Can you  accept the idea that you are not doing fabulous things. Bearenness is needed in order to usher in a deeper reality; it happens again and again throughout Lent and life.
We are like the ex-prisoner, needing a nurturing environment and people who love and are not judgmental; we are the hero and heroine who need to go through suffering to deepen spiritually, as in the 12-steps we are powerless.
What do you need that nourishes you? It’s not us ourselves that makes this happen; barennness helps us realize we need to wait…and rely on God in our need.
One parishioner spoke about her year of grief; going down deeply spiritually, trusting God and friends; and seeing nature as giving her insight…
To stand like that fig tree and be cared for isn’t so bad; is it possible that the owner is the super-ego,, demanding that we bear external fruit that is different from the purpose God wants to give us?
“Dark Night of the Church”—essay in the Christian Century, Rev. Tony Robinson, applied St. John of the Cross’ famous dark night imagery to the church: “ God at work wrenching our alluring memories of social prominence and significance from our minds, ripping dreams of fame and fortune from our imaginations?” Moving beyond the container to the essence.
God creates the Dark Night to strengthen faith in God, to realize our fundamental union with God in love. Sociological studies reveal a church in decline: conflict, aging, lack of young adults; church history rooms filled with trophies from the church’s softball team are rarely visited; the church in Europe and America has lost its social prominence.
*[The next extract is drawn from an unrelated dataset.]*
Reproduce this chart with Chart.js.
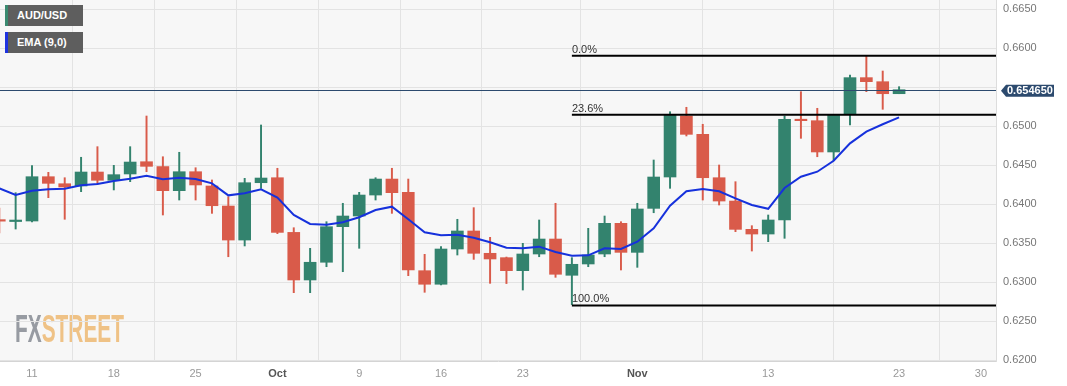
<!DOCTYPE html>
<html>
<head>
<meta charset="utf-8">
<script src="https://cdn.jsdelivr.net/npm/chart.js@4.4.0/dist/chart.umd.min.js"></script>
<style>
    body { margin: 0; background: #ffffff; }
    .wrap { position: relative; width: 1067px; height: 386px; }
    canvas { display: block; }
    .tag {
        position: absolute; left: 5px; width: 78px; height: 21px;
        background: #5e5e5e; color: #ffffff; font: bold 11px "Liberation Sans", Arial, sans-serif;
        line-height: 21px; padding-left: 9px; box-sizing: border-box; border-left: 3px solid #3a8a70;
    }
    .tag.ema { top: 32px; border-left-color: #1f33e0; }
</style>
</head>
<body>
<div class="wrap">
    <canvas id="candleChart" width="1067" height="386"></canvas>
    <div class="tag" style="top:5px">AUD/USD</div>
    <div class="tag ema">EMA (9,0)</div>
</div>
<script>
"use strict";

// dias de negociação (Sep 7 .. Dec 1)
const tradingDays = [
    "Sep 7", "Sep 8",
    "Sep 11", "Sep 12", "Sep 13", "Sep 14", "Sep 15",
    "Sep 18", "Sep 19", "Sep 20", "Sep 21", "Sep 22",
    "Sep 25", "Sep 26", "Sep 27", "Sep 28", "Sep 29",
    "Oct 2", "Oct 3", "Oct 4", "Oct 5", "Oct 6",
    "Oct 9", "Oct 10", "Oct 11", "Oct 12", "Oct 13",
    "Oct 16", "Oct 17", "Oct 18", "Oct 19", "Oct 20",
    "Oct 23", "Oct 24", "Oct 25", "Oct 26", "Oct 27",
    "Oct 30", "Oct 31", "Nov 1", "Nov 2", "Nov 3",
    "Nov 6", "Nov 7", "Nov 8", "Nov 9", "Nov 10",
    "Nov 13", "Nov 14", "Nov 15", "Nov 16", "Nov 17",
    "Nov 20", "Nov 21", "Nov 22", "Nov 23",
    "Nov 24", "Nov 27", "Nov 28", "Nov 29", "Nov 30", "Dec 1",
];

const openPrices = [
    0.63790, 0.63775,
    0.63782, 0.64350, 0.64260, 0.64231, 0.64410,
    0.64304, 0.64385, 0.64542, 0.64480, 0.64171,
    0.64414, 0.64231, 0.63974, 0.63538, 0.64273,
    0.64337, 0.63636, 0.63026, 0.63253, 0.63709,
    0.63846, 0.64115, 0.64320, 0.64150, 0.63145,
    0.62971, 0.63423, 0.63654, 0.63368, 0.63312,
    0.63145, 0.63359, 0.63551, 0.63086, 0.63231,
    0.63359, 0.63752, 0.63380, 0.63944, 0.64346,
    0.65128, 0.64893, 0.64337, 0.64038, 0.63675,
    0.63615, 0.63795, 0.65086, 0.65068, 0.64667,
    0.65154, 0.65620, 0.65568, 0.65414,
];
const highPrices = [
    0.63949, 0.64145,
    0.64491, 0.64406, 0.64337, 0.64599, 0.64735,
    0.64496, 0.64735, 0.65128, 0.64606, 0.64663,
    0.64465, 0.64308, 0.64094, 0.64329, 0.65013,
    0.64458, 0.63696, 0.63432, 0.63773, 0.64009,
    0.64150, 0.64337, 0.64458, 0.64320, 0.63355,
    0.63453, 0.63804, 0.63953, 0.63573, 0.63320,
    0.63496, 0.63795, 0.64009, 0.63312, 0.63688,
    0.63846, 0.63773, 0.64009, 0.64564, 0.65183,
    0.65240, 0.65022, 0.64500, 0.64286, 0.63722,
    0.63859, 0.65128, 0.65440, 0.65227, 0.65150,
    0.65654, 0.65897, 0.65705, 0.65504,
];
const lowPrices = [
    0.63628, 0.63679,
    0.63770, 0.64081, 0.63804, 0.64158, 0.64256,
    0.64180, 0.64286, 0.64414, 0.63859, 0.64051,
    0.64051, 0.63880, 0.63324, 0.63462, 0.64201,
    0.63620, 0.62863, 0.62863, 0.63196, 0.63132,
    0.63432, 0.64051, 0.63880, 0.63081, 0.62868,
    0.62962, 0.63346, 0.63290, 0.62983, 0.62980,
    0.62897, 0.63324, 0.63060, 0.62710, 0.63196,
    0.63324, 0.63154, 0.63188, 0.63888, 0.64201,
    0.64872, 0.64051, 0.63987, 0.63645, 0.63397,
    0.63517, 0.63560, 0.64842, 0.64606, 0.64555,
    0.65013, 0.65440, 0.65214, 0.65414,
];
const closePrices = [
    0.63780, 0.63782,
    0.64350, 0.64265, 0.64218, 0.64410, 0.64304,
    0.64376, 0.64538, 0.64483, 0.64171, 0.64414,
    0.64244, 0.63978, 0.63538, 0.64273, 0.64333,
    0.63636, 0.63026, 0.63253, 0.63709, 0.63846,
    0.64115, 0.64320, 0.64145, 0.63154, 0.62971,
    0.63423, 0.63654, 0.63368, 0.63295, 0.63145,
    0.63359, 0.63551, 0.63099, 0.63227, 0.63346,
    0.63752, 0.63380, 0.63936, 0.64346, 0.65141,
    0.64893, 0.64337, 0.64038, 0.63675, 0.63615,
    0.63795, 0.65086, 0.65068, 0.64667, 0.65141,
    0.65620, 0.65568, 0.65414, 0.65465,
];
const emaValues = [
    0.64201, 0.64115,
    0.64171, 0.64188, 0.64196, 0.64240, 0.64256,
    0.64295, 0.64324, 0.64363, 0.64317, 0.64337,
    0.64320, 0.64265, 0.64111, 0.64137, 0.64188,
    0.64083, 0.63859, 0.63744, 0.63735, 0.63765,
    0.63830, 0.63923, 0.63966, 0.63804, 0.63637,
    0.63599, 0.63607, 0.63568, 0.63509, 0.63440,
    0.63432, 0.63453, 0.63385, 0.63337, 0.63342,
    0.63432, 0.63423, 0.63517, 0.63688, 0.63978,
    0.64163, 0.64192, 0.64163, 0.64073, 0.63987,
    0.63938, 0.64205, 0.64350, 0.64414, 0.64555,
    0.64778, 0.64927, 0.65022, 0.65111,
];

const xTickDays = ["Sep 11", "Sep 18", "Sep 25", "Oct 2", "Oct 9", "Oct 16", "Oct 23", "Nov 1", "Nov 13", "Nov 23", "Nov 30"];
const xTickLabels = ["11", "18", "25", "Oct", "9", "16", "23", "Nov", "13", "23", "30"];
const yTicks = [0.62, 0.625, 0.63, 0.635, 0.64, 0.645, 0.65, 0.655, 0.66, 0.665];

const lastPrice = 0.65465;
const fibHigh = 0.6590;
const fibLow = 0.6270;
const fibLevels = [0, 23.6, 100];
const fibStartDay = "Oct 26";

const verde = "#33836e";
const vermelho = "#d95b4a";
const azulEma = "#1631dc";
const azulPreco = "#2c4a6e";
const fonte = "'Liberation Sans', Arial, sans-serif";

const dayPos = (d) => tradingDays.indexOf(d);
const candleColors = openPrices.map((o, i) => (closePrices[i] >= o ? verde : vermelho));
const wickData = lowPrices.map((l, i) => ({ x: i, y: [l, highPrices[i]] }));
const bodyData = openPrices.map((o, i) => ({ x: i, y: [o, closePrices[i]] }));
const emaData = emaValues.map((v, i) => ({ x: i, y: v }));

const fundoEMarca = {
    id: "fundoEMarca",
    beforeDraw(chart) {
        const { ctx, chartArea: a } = chart;
        ctx.save();
        ctx.fillStyle = "#f7f7f7";
        ctx.fillRect(a.left, a.top, a.right - a.left, a.bottom - a.top);

        ctx.font = `bold 39px ${fonte}`;
        const wFx = ctx.measureText("FX").width;
        const wAll = ctx.measureText("FXSTREET").width;
        ctx.translate(15, 342);
        ctx.scale(109 / wAll, 1);
        ctx.textBaseline = "alphabetic";
        ctx.fillStyle = "#979ba2";
        ctx.fillText("FX", 0, 0);
        ctx.fillStyle = "#efc286";
        ctx.fillText("STREET", wFx, 0);
        ctx.restore();
    },
};

const fibonacci = {
    id: "fibonacci",
    afterDatasetsDraw(chart) {
        const { ctx, chartArea: a, scales } = chart;
        const x0 = scales.x.getPixelForValue(dayPos(fibStartDay));
        ctx.save();

        // linha do preço atual
        const yp = Math.round(scales.y.getPixelForValue(lastPrice)) + 0.5;
        ctx.strokeStyle = azulPreco;
        ctx.lineWidth = 1;
        ctx.beginPath();
        ctx.moveTo(a.left, yp);
        ctx.lineTo(a.right, yp);
        ctx.stroke();

        ctx.font = `11px ${fonte}`;
        ctx.textBaseline = "alphabetic";
        ctx.textAlign = "left";
        fibLevels.forEach((lvl) => {
            const preco = fibHigh - (lvl / 100) * (fibHigh - fibLow);
            const y = scales.y.getPixelForValue(preco);
            ctx.strokeStyle = "#000000";
            ctx.lineWidth = 2;
            ctx.beginPath();
            ctx.moveTo(x0, y);
            ctx.lineTo(a.right, y);
            ctx.stroke();
            ctx.fillStyle = "#333333";
            ctx.fillText(`${lvl.toFixed(1)}%`, x0, y - 3);
        });
        ctx.restore();
    },
    afterDraw(chart) {
        const { ctx, scales } = chart;
        const y = scales.y.getPixelForValue(lastPrice) + 1;
        ctx.save();
        ctx.fillStyle = azulPreco;
        ctx.beginPath();
        ctx.moveTo(1001, y);
        ctx.lineTo(1006, y - 6);
        ctx.lineTo(1054, y - 6);
        ctx.lineTo(1054, y + 6);
        ctx.lineTo(1006, y + 6);
        ctx.closePath();
        ctx.fill();
        ctx.fillStyle = "#ffffff";
        ctx.font = `bold 11px ${fonte}`;
        ctx.textBaseline = "middle";
        ctx.fillText(lastPrice.toFixed(6), 1007, y + 0.5);
        ctx.restore();
    },
};

const ctxCandle = document.getElementById("candleChart");
const pxPorDia = 16.36;
const posSep11 = dayPos("Sep 11");

const candleChart = new Chart(ctxCandle, {
    type: "bar",
    data: {
        datasets: [
            {
                type: "line",
                label: "EMA (9,0)",
                data: emaData,
                borderColor: azulEma,
                borderWidth: 2,
                pointRadius: 0,
                tension: 0,
                order: 0,
            },
            {
                label: "corpo",
                data: bodyData,
                backgroundColor: candleColors,
                barThickness: 12,
                minBarLength: 1.5,
                grouped: false,
                order: 1,
            },
            {
                label: "pavio",
                data: wickData,
                backgroundColor: candleColors,
                barThickness: 1.3,
                grouped: false,
                order: 2,
            },
        ],
    },
    options: {
        responsive: false,
        devicePixelRatio: 1,
        animation: false,
        layout: { padding: 0 },
        plugins: {
            legend: { display: false },
            tooltip: { enabled: false },
        },
        scales: {
            x: {
                type: "linear",
                offset: false,
                min: posSep11 - 32 / pxPorDia,
                max: posSep11 + (996 - 32) / pxPorDia,
                afterBuildTicks: (scale) => {
                    scale.ticks = xTickDays.map((d) => ({ value: dayPos(d) }));
                },
                afterFit: (scale) => {
                    scale.height = 25;
                    scale.paddingLeft = 0;
                    scale.paddingRight = 0;
                },
                grid: { color: "#e3e3e3", drawTicks: false },
                border: { color: "#d4d4d4" },
                ticks: {
                    padding: 6,
                    autoSkip: false,
                    maxRotation: 0,
                    callback: (v) => xTickLabels[xTickDays.indexOf(tradingDays[v])],
                    color: (c) => (c.index === 3 || c.index === 7 ? "#555555" : "#999999"),
                    font: (c) => ({ family: fonte, size: 11, weight: c.index === 3 || c.index === 7 ? "bold" : "normal" }),
                },
            },
            y: {
                position: "right",
                min: 0.62 - 1 / 7800,
                max: 0.665 + 9 / 7800,
                afterBuildTicks: (scale) => {
                    scale.ticks = yTicks.map((v) => ({ value: v }));
                },
                afterFit: (scale) => {
                    scale.width = 71;
                    scale.paddingTop = 0;
                    scale.paddingBottom = 0;
                },
                grid: { color: "#e3e3e3", drawTicks: false },
                border: { color: "#dddddd" },
                ticks: {
                    padding: 7,
                    color: "#777777",
                    font: { family: fonte, size: 11 },
                    // o rótulo sob a etiqueta de preço fica escondido
                    callback: (v) => (Math.abs(v - lastPrice) < 0.001 ? "" : Number(v).toFixed(4)),
                },
            },
        },
    },
    plugins: [fundoEMarca, fibonacci],
});
</script>
</body>
</html>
Theological reality is different: Strength and life come from trust in God, not ourselves. What does God have to say about this, about us, we are asking in this time of envisioning, of long range planning? Could it be that the most important thing to do is wait and trust and be fed by God? That, contrary to the panicked need for answers or even an out, there is time enough to grow in depth of faith in God? Truly liberated from union with God in love will we be delighted in God’s good time by the fruits we will bear?